**WORK TO BE COMPLETED**
Copy from the first line below down to and including the line with "const p5Ticks = [0.05, 0.1, 0.15];". Skip the pictures.

**RECORDED INFORMATION**
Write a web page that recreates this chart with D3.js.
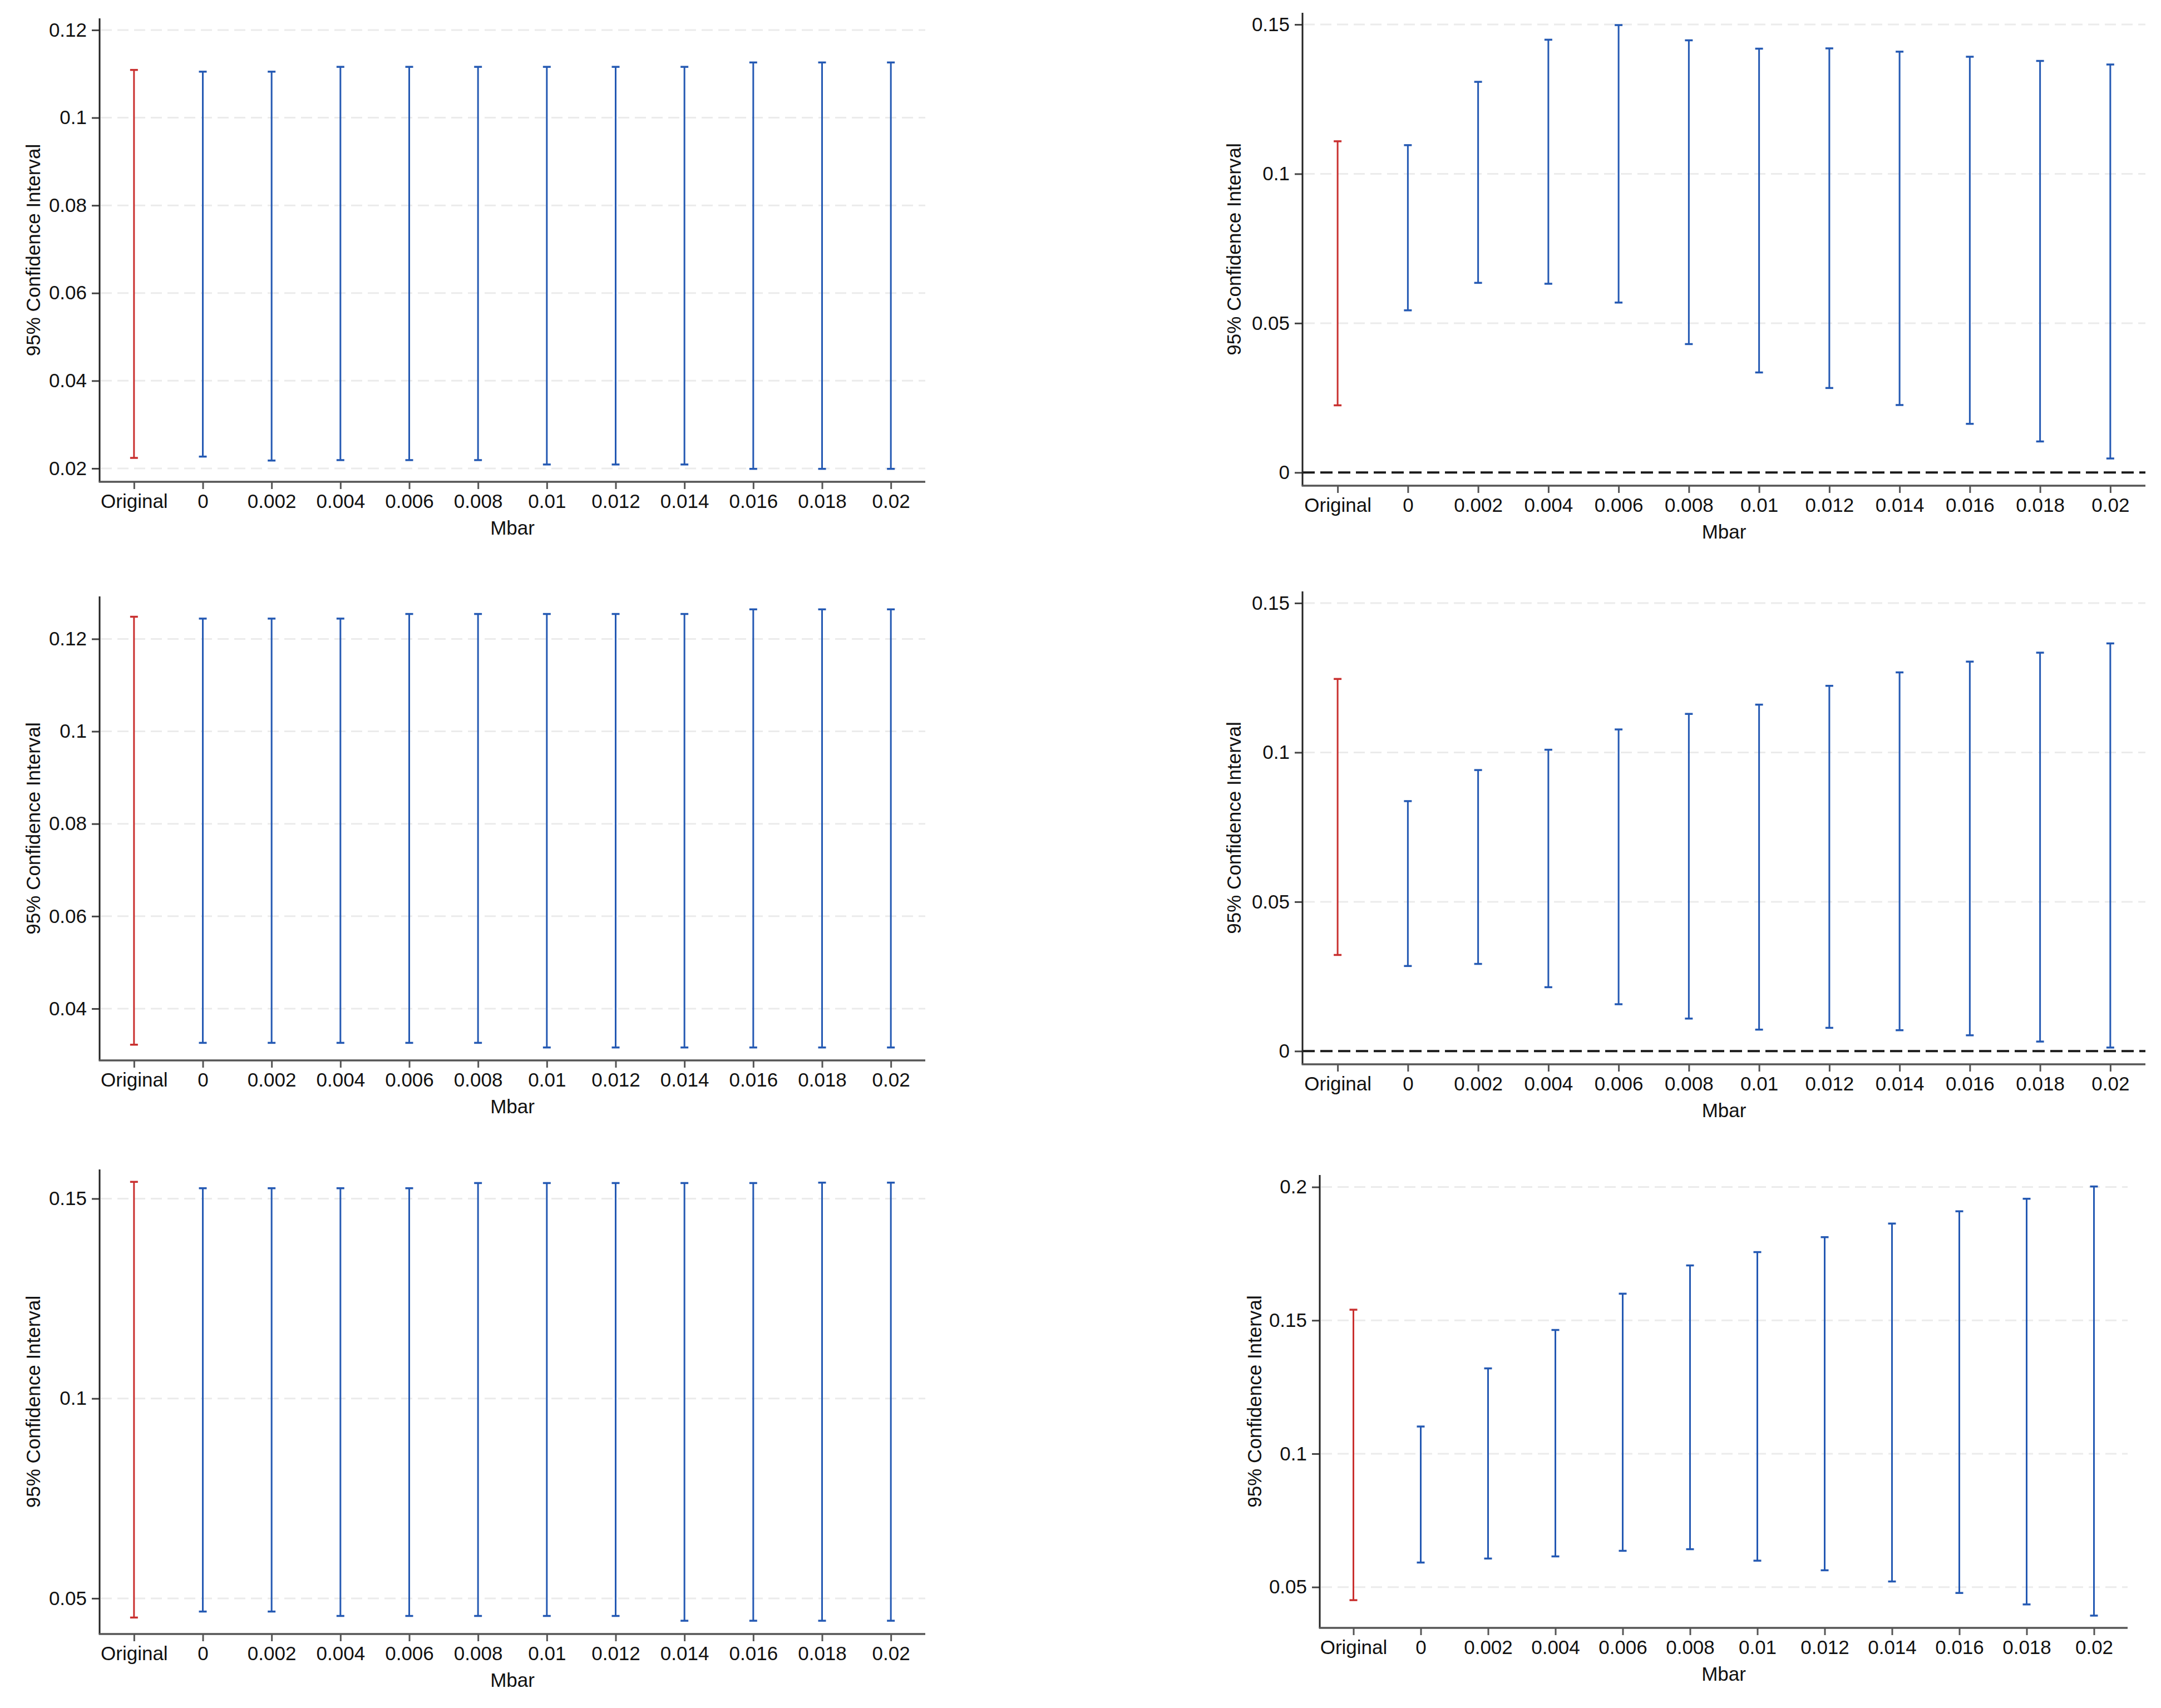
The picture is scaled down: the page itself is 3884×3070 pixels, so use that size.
<!DOCTYPE html>
<html>
<head>
<meta charset="utf-8">
<script src="https://cdn.jsdelivr.net/npm/d3@7/dist/d3.min.js"></script>
<style>
  html, body { margin: 0; padding: 0; background: #ffffff; }
  svg { display: block; }
  text { font-family: "Liberation Sans", Arial, Helvetica, sans-serif; fill: #111; }
</style>
</head>
<body>
<svg id="chart" width="3884" height="3070"></svg>
<script>
// ---------------- DATA ----------------
const categories = ["Original", "0", "0.002", "0.004", "0.006", "0.008", "0.01", "0.012", "0.014", "0.016", "0.018", "0.02"];
const xTitle = "Mbar";
const yTitle = "95% Confidence Interval";

// Panel 1 (top-left)
const p1Lo = [0.0224, 0.0227, 0.0218, 0.0219, 0.0219, 0.0219, 0.0209, 0.0209, 0.0209, 0.0199, 0.0199, 0.0199];
const p1Hi = [0.1109, 0.1105, 0.1105, 0.1116, 0.1116, 0.1116, 0.1116, 0.1116, 0.1116, 0.1126, 0.1126, 0.1126];
const p1Ticks = [0.02, 0.04, 0.06, 0.08, 0.1, 0.12];

// Panel 2 (top-right)
const p2Lo = [0.0225, 0.0543, 0.0635, 0.0632, 0.0569, 0.0430, 0.0335, 0.0283, 0.0226, 0.0163, 0.0104, 0.0047];
const p2Hi = [0.1109, 0.1096, 0.1308, 0.1449, 0.1498, 0.1447, 0.1419, 0.1420, 0.1409, 0.1392, 0.1378, 0.1366];
const p2Ticks = [0, 0.05, 0.1, 0.15];

// Panel 3 (middle-left)
const p3Lo = [0.0322, 0.0326, 0.0326, 0.0326, 0.0326, 0.0326, 0.0316, 0.0316, 0.0316, 0.0316, 0.0316, 0.0316];
const p3Hi = [0.1248, 0.1244, 0.1244, 0.1244, 0.1254, 0.1254, 0.1254, 0.1254, 0.1254, 0.1264, 0.1264, 0.1264];
const p3Ticks = [0.04, 0.06, 0.08, 0.1, 0.12];

// Panel 4 (middle-right)
const p4Lo = [0.0322, 0.0285, 0.0292, 0.0214, 0.0157, 0.0109, 0.0072, 0.0078, 0.0070, 0.0053, 0.0032, 0.0012];
const p4Hi = [0.1246, 0.0837, 0.0941, 0.1009, 0.1077, 0.1129, 0.1160, 0.1223, 0.1268, 0.1304, 0.1334, 0.1365];
const p4Ticks = [0, 0.05, 0.1, 0.15];

// Panel 5 (bottom-left)
const p5Lo = [0.0452, 0.0467, 0.0467, 0.0456, 0.0456, 0.0456, 0.0456, 0.0456, 0.0444, 0.0444, 0.0444, 0.0444];
const p5Hi = [0.1542, 0.1526, 0.1526, 0.1526, 0.1526, 0.1539, 0.1539, 0.1539, 0.1539, 0.1539, 0.1540, 0.1540];
const p5Ticks = [0.05, 0.1, 0.15];

// Panel 6 (bottom-right)
const p6Lo = [0.0451, 0.0592, 0.0607, 0.0615, 0.0636, 0.0642, 0.0599, 0.0563, 0.0521, 0.0478, 0.0435, 0.0393];
const p6Hi = [0.1540, 0.1102, 0.1320, 0.1464, 0.1600, 0.1706, 0.1756, 0.1812, 0.1863, 0.1909, 0.1956, 0.2002];
const p6Ticks = [0.05, 0.1, 0.15, 0.2];

// ---------------- LAYOUT ----------------
const panels = [
  { lo: p1Lo, hi: p1Hi, ticks: p1Ticks, x0: 179,  x1: 1663, y0: 33,   y1: 866,  dom: [0.01695, 0.12266], zero: false, titleX: 72 },
  { lo: p2Lo, hi: p2Hi, ticks: p2Ticks, x0: 2341, x1: 3856, y0: 23,   y1: 873,  dom: [-0.00441, 0.15391], zero: true, titleX: 2230 },
  { lo: p3Lo, hi: p3Hi, ticks: p3Ticks, x0: 179,  x1: 1663, y0: 1072, y1: 1906, dom: [0.0288, 0.1292], zero: false, titleX: 72 },
  { lo: p4Lo, hi: p4Hi, ticks: p4Ticks, x0: 2341, x1: 3856, y0: 1063, y1: 1913, dom: [-0.00441, 0.15391], zero: true, titleX: 2230 },
  { lo: p5Lo, hi: p5Hi, ticks: p5Ticks, x0: 179,  x1: 1663, y0: 2102, y1: 2937, dom: [0.04108, 0.1573], zero: false, titleX: 72 },
  { lo: p6Lo, hi: p6Hi, ticks: p6Ticks, x0: 2372, x1: 3824, y0: 2112, y1: 2926, dom: [0.0347, 0.2045], zero: false, titleX: 2267 }
];

const RED = "#c9302f";
const BLUE = "#2459b3";
const FONT = 35;
const fmt = d3.format("~g");

const svg = d3.select("#chart");
svg.append("rect").attr("width", 3884).attr("height", 3070).attr("fill", "#ffffff");

panels.forEach(p => {
  const g = svg.append("g");
  const x = d3.scalePoint().domain(categories).range([p.x0, p.x1]).padding(0.5);
  const y = d3.scaleLinear().domain(p.dom).range([p.y1, p.y0]);

  // gridlines
  g.append("g").selectAll("line").data(p.ticks.filter(t => !(p.zero && t === 0))).join("line")
    .attr("x1", p.x0 + 2).attr("x2", p.x1)
    .attr("y1", d => y(d)).attr("y2", d => y(d))
    .attr("stroke", "#ebebeb").attr("stroke-width", 3).attr("stroke-dasharray", "20,10");

  // zero reference line
  if (p.zero) {
    g.append("line")
      .attr("x1", p.x0).attr("x2", p.x1).attr("y1", y(0)).attr("y2", y(0))
      .attr("stroke", "#1a1a1a").attr("stroke-width", 4).attr("stroke-dasharray", "22,10");
  }

  // y axis
  const yAxis = d3.axisLeft(y).tickValues(p.ticks).tickFormat(fmt).tickSize(14).tickPadding(9);
  const ya = g.append("g").attr("transform", `translate(${p.x0},0)`).call(yAxis);
  ya.select(".domain").remove();
  ya.selectAll(".tick line").attr("stroke", "#444").attr("stroke-width", 3);
  ya.selectAll(".tick text").attr("font-size", FONT).attr("fill", "#111")
    .style("font-family", "'Liberation Sans', Arial, sans-serif");
  g.append("line").attr("x1", p.x0).attr("x2", p.x0).attr("y1", p.y0).attr("y2", p.y1)
    .attr("stroke", "#222").attr("stroke-width", 3);

  // x axis
  const xAxis = d3.axisBottom(x).tickSize(13).tickPadding(9);
  const xa = g.append("g").attr("transform", `translate(0,${p.y1})`).call(xAxis);
  xa.select(".domain").remove();
  xa.selectAll(".tick line").attr("stroke", "#555").attr("stroke-width", 3);
  xa.selectAll(".tick text").attr("font-size", FONT).attr("fill", "#111")
    .style("font-family", "'Liberation Sans', Arial, sans-serif");
  g.append("line").attr("x1", p.x0 - 1.5).attr("x2", p.x1).attr("y1", p.y1).attr("y2", p.y1)
    .attr("stroke", "#555").attr("stroke-width", 3.5);

  // titles
  g.append("text")
    .attr("x", (p.x0 + p.x1) / 2).attr("y", p.y1 + 95)
    .attr("text-anchor", "middle").attr("font-size", FONT).text(xTitle);
  g.append("text")
    .attr("transform", `translate(${p.titleX},${(p.y0 + p.y1) / 2}) rotate(-90)`)
    .attr("text-anchor", "middle").attr("font-size", FONT).text(yTitle);

  // error bars
  const rows = categories.map((c, i) => ({ c, lo: p.lo[i], hi: p.hi[i], color: i === 0 ? RED : BLUE }));
  const bars = g.append("g").selectAll("g").data(rows).join("g");
  bars.append("line")
    .attr("x1", d => x(d.c)).attr("x2", d => x(d.c))
    .attr("y1", d => y(d.lo)).attr("y2", d => y(d.hi))
    .attr("stroke", d => d.color).attr("stroke-width", 3);
  ["lo", "hi"].forEach(k => {
    bars.append("line")
      .attr("x1", d => x(d.c) - 7).attr("x2", d => x(d.c) + 7)
      .attr("y1", d => y(d[k])).attr("y2", d => y(d[k]))
      .attr("stroke", d => d.color).attr("stroke-width", 3.5);
  });
});
</script>
</body>
</html>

**SOLUTION**
Write a web page that recreates this chart with D3.js.
The picture is scaled down: the page itself is 3884×3070 pixels, so use that size.
<!DOCTYPE html>
<html>
<head>
<meta charset="utf-8">
<script src="https://cdn.jsdelivr.net/npm/d3@7/dist/d3.min.js"></script>
<style>
  html, body { margin: 0; padding: 0; background: #ffffff; }
  svg { display: block; }
  text { font-family: "Liberation Sans", Arial, Helvetica, sans-serif; fill: #111; }
</style>
</head>
<body>
<svg id="chart" width="3884" height="3070"></svg>
<script>
// ---------------- DATA ----------------
const categories = ["Original", "0", "0.002", "0.004", "0.006", "0.008", "0.01", "0.012", "0.014", "0.016", "0.018", "0.02"];
const xTitle = "Mbar";
const yTitle = "95% Confidence Interval";

// Panel 1 (top-left)
const p1Lo = [0.0224, 0.0227, 0.0218, 0.0219, 0.0219, 0.0219, 0.0209, 0.0209, 0.0209, 0.0199, 0.0199, 0.0199];
const p1Hi = [0.1109, 0.1105, 0.1105, 0.1116, 0.1116, 0.1116, 0.1116, 0.1116, 0.1116, 0.1126, 0.1126, 0.1126];
const p1Ticks = [0.02, 0.04, 0.06, 0.08, 0.1, 0.12];

// Panel 2 (top-right)
const p2Lo = [0.0225, 0.0543, 0.0635, 0.0632, 0.0569, 0.0430, 0.0335, 0.0283, 0.0226, 0.0163, 0.0104, 0.0047];
const p2Hi = [0.1109, 0.1096, 0.1308, 0.1449, 0.1498, 0.1447, 0.1419, 0.1420, 0.1409, 0.1392, 0.1378, 0.1366];
const p2Ticks = [0, 0.05, 0.1, 0.15];

// Panel 3 (middle-left)
const p3Lo = [0.0322, 0.0326, 0.0326, 0.0326, 0.0326, 0.0326, 0.0316, 0.0316, 0.0316, 0.0316, 0.0316, 0.0316];
const p3Hi = [0.1248, 0.1244, 0.1244, 0.1244, 0.1254, 0.1254, 0.1254, 0.1254, 0.1254, 0.1264, 0.1264, 0.1264];
const p3Ticks = [0.04, 0.06, 0.08, 0.1, 0.12];

// Panel 4 (middle-right)
const p4Lo = [0.0322, 0.0285, 0.0292, 0.0214, 0.0157, 0.0109, 0.0072, 0.0078, 0.0070, 0.0053, 0.0032, 0.0012];
const p4Hi = [0.1246, 0.0837, 0.0941, 0.1009, 0.1077, 0.1129, 0.1160, 0.1223, 0.1268, 0.1304, 0.1334, 0.1365];
const p4Ticks = [0, 0.05, 0.1, 0.15];

// Panel 5 (bottom-left)
const p5Lo = [0.0452, 0.0467, 0.0467, 0.0456, 0.0456, 0.0456, 0.0456, 0.0456, 0.0444, 0.0444, 0.0444, 0.0444];
const p5Hi = [0.1542, 0.1526, 0.1526, 0.1526, 0.1526, 0.1539, 0.1539, 0.1539, 0.1539, 0.1539, 0.1540, 0.1540];
const p5Ticks = [0.05, 0.1, 0.15];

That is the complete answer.